Georg Christoph Lichtenberg (1742 – 1799)
German scientist, satirist and philosopher.
Perhaps he was even more remarkable as a psychologist than as a physicist.
Where the frontier of science once was is now the centre.
If countries were named after the words you first hear when you go there, England would have to be called Damn It.
Once we know our weaknesses they cease to do us any harm.
Prejudices are so to speak the mechanical instincts of men: through their prejudices they do without any effort many things they would find too difficult to think through to the point of resolving to do them.
I have remarked very clearly that I am often of one opinion when I am lying down and of another when I am standing up.
As the few adepts in such things well know, universal morality is to be found in little everyday penny-events just as much as in great ones. There is so much goodness and ingenuity in a raindrop that an apothecary wouldn't let it go for less than half-a-crown.
If people should ever start to do only what is necessary millions would die of hunger.
The noble simplicity in the works of nature only too often originates in the noble shortsightedness of him who observes it.
Man is a masterpiece of creation if for no other reason than that, all the weight of evidence for determinism notwithstanding, he believes he has free will.
He who is enamored of himself will at least have the advantage of being inconvenienced by few rivals.
That man is the noblest creature may also be inferred from the fact that no other creature has yet contested this claim.

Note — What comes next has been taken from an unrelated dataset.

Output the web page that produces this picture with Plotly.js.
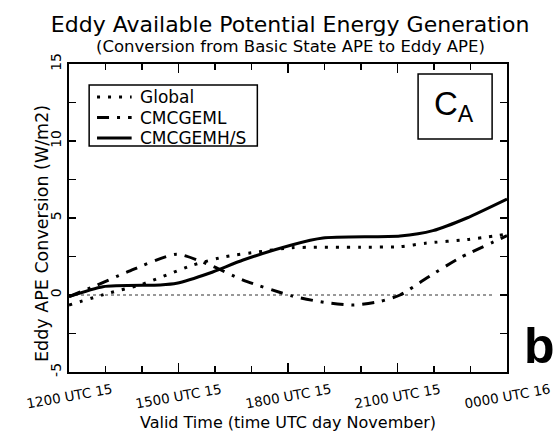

It is almost everywhere the case that soon after it is begotten the greater part of human wisdom is laid to rest in repositories.
First we have to believe, and then we believe.
The "second sight" possessed by the Highlanders in Scotland is actually a foreknowledge of future events. I believe they possess this gift because they don't wear trousers... That is also why in all countries women are more prone to utter prophecies.
Even truth needs to be clad in new garments if it is to appeal to a new age.
Doubt must be no more than vigilance, otherwise it can become dangerous.
What makes our poetry so contemptible nowadays is its paucity of ideas. If you want to be read, invent. Who the Devil wouldn't like to read something new?
I believe that man is in the last resort so free a being that his right to be what he believes himself to be cannot be contested.
Here take back the stuff that I am, nature, knead it back into the dough of being, make of me a bush, a cloud, whatever you will, even a man, only no longer make me me.